Not delivering (on time), not paying back (on time) and not being reachable for complaints
We Love Musthaves sells clothing via the internet. The ACM imposed a penalty payment on the company after it had been warned earlier. Consumers complained because the company did not deliver, or they delivered too late and did not pay back (on time). In addition, it was difficult to reach the company for questions or complaints. The complaints had been coming in for quite a long time. In the period July 2019 – February 2020, the ACM received more than 125 complaints about this company. The Consumers’ Association has already investigated the return policy of this company, and various media have paid extensive attention to this case. The TV programme BOOS has also devoted a broadcast to it. We Love Musthaves has now been forced to change its policy because it did not abide by the rules before and it offended again.

Improved purchase information for ‘smart’ devices
For the sale of ‘smart’ devices that connect to the internet, consumers need to be fully informed about the product characteristics. It should be made particularly clear what the product does, whether it can interoperate with other devices, what other services are required for its use and what data is processed. Information on the frequency and period of software updates is essential, as these devices may become unsafe or even unusable without updates. Retail chains such as, Coolblue and the Media Market  which sell these smart devices to consumers, have responded to the earlier call. Consumers are now better informed in advance, according to the ACM.

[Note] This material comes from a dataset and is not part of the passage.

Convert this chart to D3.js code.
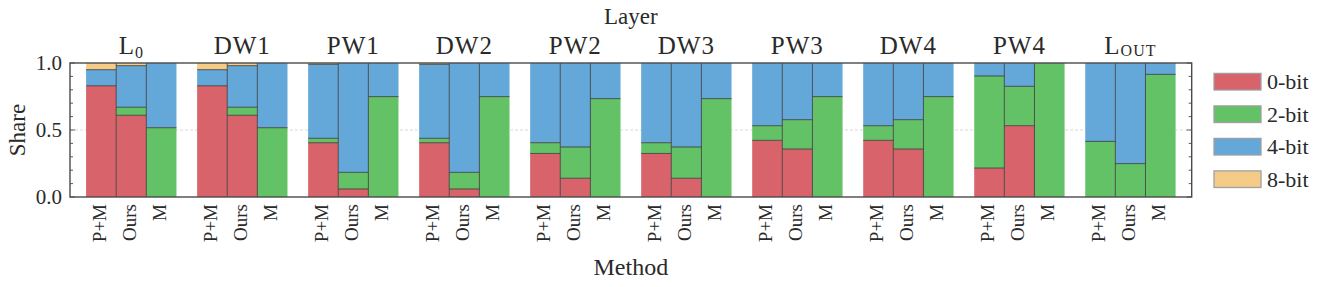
<!DOCTYPE html>
<html>
<head>
<meta charset="utf-8">
<script src="https://cdn.jsdelivr.net/npm/d3@7"></script>
<style>
  html, body { margin: 0; padding: 0; background: #fff; }
  svg { display: block; }
  text { font-family: "Liberation Serif", serif; fill: #2a2a2a; }
</style>
</head>
<body>
<svg id="chart" width="1329" height="287"></svg>
<script>
// ---- data (shares) ----
const layers = ["L0", "DW1", "PW1", "DW2", "PW2", "DW3", "PW3", "DW4", "PW4", "LOUT"];
const methods = ["P+M", "Ours", "M"];
const bitLabels = ["0-bit", "2-bit", "4-bit", "8-bit"];
const yTicks = [0, 0.5, 1.0];

// each row: one layer, values for [P+M, Ours, M]
const share0bit = [
  [0.830, 0.610, 0.000],
  [0.830, 0.610, 0.000],
  [0.405, 0.060, 0.000],
  [0.405, 0.060, 0.000],
  [0.325, 0.140, 0.000],
  [0.325, 0.140, 0.000],
  [0.423, 0.358, 0.000],
  [0.423, 0.358, 0.000],
  [0.216, 0.532, 0.000],
  [0.000, 0.000, 0.000]
];
const share2bit = [
  [0.000, 0.060, 0.517],
  [0.000, 0.060, 0.517],
  [0.033, 0.124, 0.749],
  [0.033, 0.124, 0.749],
  [0.080, 0.233, 0.734],
  [0.080, 0.233, 0.734],
  [0.109, 0.219, 0.749],
  [0.109, 0.219, 0.749],
  [0.687, 0.294, 1.000],
  [0.415, 0.249, 0.915]
];
const share4bit = [
  [0.120, 0.310, 0.483],
  [0.120, 0.310, 0.483],
  [0.552, 0.816, 0.251],
  [0.552, 0.816, 0.251],
  [0.595, 0.627, 0.266],
  [0.595, 0.627, 0.266],
  [0.468, 0.423, 0.251],
  [0.468, 0.423, 0.251],
  [0.097, 0.174, 0.000],
  [0.585, 0.751, 0.085]
];
const share8bit = [
  [0.050, 0.020, 0.000],
  [0.050, 0.020, 0.000],
  [0.010, 0.000, 0.000],
  [0.010, 0.000, 0.000],
  [0.000, 0.000, 0.000],
  [0.000, 0.000, 0.000],
  [0.000, 0.000, 0.000],
  [0.000, 0.000, 0.000],
  [0.000, 0.000, 0.000],
  [0.000, 0.000, 0.000]
];
const bitColors = ["#d8636a", "#64c266", "#64a7d9", "#f5cc87"];

// ---- build table ----
const series = [share0bit, share2bit, share4bit, share8bit];
const rows = [];
layers.forEach((L, li) => methods.forEach((m, mi) => {
  const r = { layer: L, method: m };
  bitLabels.forEach((b, bi) => r[b] = series[bi][li][mi]);
  rows.push(r);
}));
const stacked = d3.stack().keys(bitLabels)(rows);

// ---- layout ----
const svg = d3.select("#chart");
const plot = { left: 70, right: 1191.7, top: 63, bottom: 197 };

const gx = d3.scaleBand().domain(layers).range([plot.left, plot.right])
  .paddingInner(0.186).paddingOuter(0.145);
const mx = d3.scaleBand().domain(methods).range([0, gx.bandwidth()]);
const y = d3.scaleLinear().domain([0, 1]).range([plot.bottom, plot.top]);
const color = d3.scaleOrdinal().domain(bitLabels).range(bitColors);
const barX = d => gx(d.data.layer) + mx(d.data.method);

// gridline at 0.5 (behind)
svg.append("line")
  .attr("x1", plot.left).attr("x2", plot.right)
  .attr("y1", y(0.5)).attr("y2", y(0.5))
  .attr("stroke", "#cfcfcf").attr("stroke-width", 0.8)
  .attr("stroke-dasharray", "3,2");

// bars
const segG = svg.append("g");
stacked.forEach(s => {
  segG.selectAll(null).data(s.filter(d => d[1] - d[0] > 0)).enter().append("rect")
    .attr("x", barX)
    .attr("width", mx.bandwidth())
    .attr("y", d => y(d[1]))
    .attr("height", d => y(d[0]) - y(d[1]))
    .attr("fill", color(s.key));
});

// segment boundaries (tops of segments below 1.0)
const edgeG = svg.append("g").attr("stroke", "#3c3c3c").attr("stroke-width", 1).attr("stroke-opacity", 0.85);
stacked.forEach(s => {
  edgeG.selectAll(null).data(s.filter(d => d[1] - d[0] > 0 && d[1] < 0.999)).enter().append("line")
    .attr("x1", barX).attr("x2", d => barX(d) + mx.bandwidth())
    .attr("y1", d => y(d[1])).attr("y2", d => y(d[1]));
});
// vertical separators between neighbouring bars of one group
layers.forEach(L => {
  methods.slice(1).forEach(m => {
    edgeG.append("line")
      .attr("x1", gx(L) + mx(m)).attr("x2", gx(L) + mx(m))
      .attr("y1", y(0)).attr("y2", y(1));
  });
});

// frame
svg.append("rect")
  .attr("x", plot.left).attr("y", plot.top)
  .attr("width", plot.right - plot.left).attr("height", plot.bottom - plot.top)
  .attr("fill", "none").attr("stroke", "#4a4a4a").attr("stroke-width", 1.4);

// y ticks (inward, both sides)
const minor = d3.range(0, 1.0001, 0.1);
minor.forEach(v => {
  const major = yTicks.some(t => Math.abs(t - v) < 1e-6);
  const len = major ? 5 : 3;
  svg.append("line").attr("x1", plot.left).attr("x2", plot.left + len)
    .attr("y1", y(v)).attr("y2", y(v)).attr("stroke", "#4a4a4a").attr("stroke-width", 0.9);
  svg.append("line").attr("x1", plot.right).attr("x2", plot.right - len)
    .attr("y1", y(v)).attr("y2", y(v)).attr("stroke", "#4a4a4a").attr("stroke-width", 0.9);
});
svg.selectAll(null).data(yTicks).enter().append("text")
  .attr("x", plot.left - 8).attr("y", d => y(d)).attr("dy", "0.34em")
  .attr("text-anchor", "end").style("font-size", "21px")
  .text(d => d.toFixed(1));

// y title
svg.append("text")
  .attr("transform", `translate(17,${(plot.top + plot.bottom) / 2}) rotate(-90)`)
  .attr("text-anchor", "middle").attr("dy", "0.35em")
  .style("font-size", "23px").text("Share");

// x tick labels (rotated)
layers.forEach(L => methods.forEach(m => {
  const cx = gx(L) + mx(m) + mx.bandwidth() / 2 - 1.5;
  svg.append("text")
    .attr("transform", `translate(${cx},${plot.bottom + 7}) rotate(-90)`)
    .attr("text-anchor", "end").attr("dy", "0.33em")
    .style("font-size", "19px").text(m);
}));

// x title
svg.append("text")
  .attr("x", (plot.left + plot.right) / 2).attr("y", 275)
  .attr("text-anchor", "middle").style("font-size", "24px").text("Method");

// layer labels on top
layers.forEach(L => {
  const t = svg.append("text")
    .attr("x", gx(L) + gx.bandwidth() / 2).attr("y", 54)
    .attr("text-anchor", "middle").style("font-size", "25px")
    .style("letter-spacing", "1px");
  if (L === "L0") {
    t.append("tspan").text("L");
    t.append("tspan").attr("dy", 4).style("font-size", "16px").text("0");
  } else if (L === "LOUT") {
    t.append("tspan").text("L");
    t.append("tspan").attr("dy", 2).style("font-size", "16px").text("OUT");
  } else {
    t.text(L);
  }
});

// top title
svg.append("text")
  .attr("x", (plot.left + plot.right) / 2).attr("y", 24)
  .attr("text-anchor", "middle").style("font-size", "23px").text("Layer");

// legend
const lg = svg.append("g");
bitLabels.forEach((b, i) => {
  const cy = 81.7 + i * 32.5;
  lg.append("rect").attr("x", 1214).attr("y", cy - 8.3)
    .attr("width", 47).attr("height", 16.6)
    .attr("fill", color(b)).attr("stroke", "#a0a0a0").attr("stroke-width", 1.3);
  lg.append("text").attr("x", 1267).attr("y", cy).attr("dy", "0.35em")
    .style("font-size", "22px").text(b);
});
</script>
</body>
</html>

Consumer law – developments at the European level
The ACM has also obtained more enforcement powers in 2020 as a result of the entry into force of the CPC regulation. The ACM is empowered to buy online under a fictitious identity (mystery shoppinga practice that was already applied based on the General Administrative Law Act). The ACM is also authorised to restrict and even block websites and apps of online sellers. Hosting companies may be ordered to delete domain names and have them registered by the regulators. Moreover, the European Commission has adopted Directive 2019/2161 as part of A New Deal for Consumers, which must be implemented in national legislation by 28 November 2021. The Directive strengthens consumer protection and contains modernised rules aimed at online platforms and other digital market developments. It sets out criteria for sanctioning traders who breach consumer law. This will apply to the unfair terms in consumer sales contracts, the rules on the indication of prices, the unfair commercial practices and the infringement of consumer rights. In addition, European Member States must provide a maximum penalty of at least 4% of the trader’s annual turnover in the Member State concerned or a maximum amount of at least €2 million where the trader’s annual turnover is not available. This will apply to the sanctioning of unfair terms, unfair commercial practices and the infringement of consumer rights on the basis of the coordinated action. The Dutch implementation bill is in the preparatory phase.

Conclusion: consumer law compliance is ‘key’ in online BtC sales
Companies that sell online to consumers via websites or apps should put consumer law compliance high on the agenda for 2021. The ACM is actively pursuing an enforcement course. Companies should be aware of the risks of non-compliance. Consumer law compliance should become an inseparable part of a compliance programme, compliance code or code of conduct (already implemented). Ethical online behaviour is essential.
Regular compliance training can help and support companies with implementing and embedding current and future laws and regulations in their thinking and business processes. This also firmly anchors the moral compass, reducing the risk of violations and making it possible to detect and follow up internally any violations more quickly.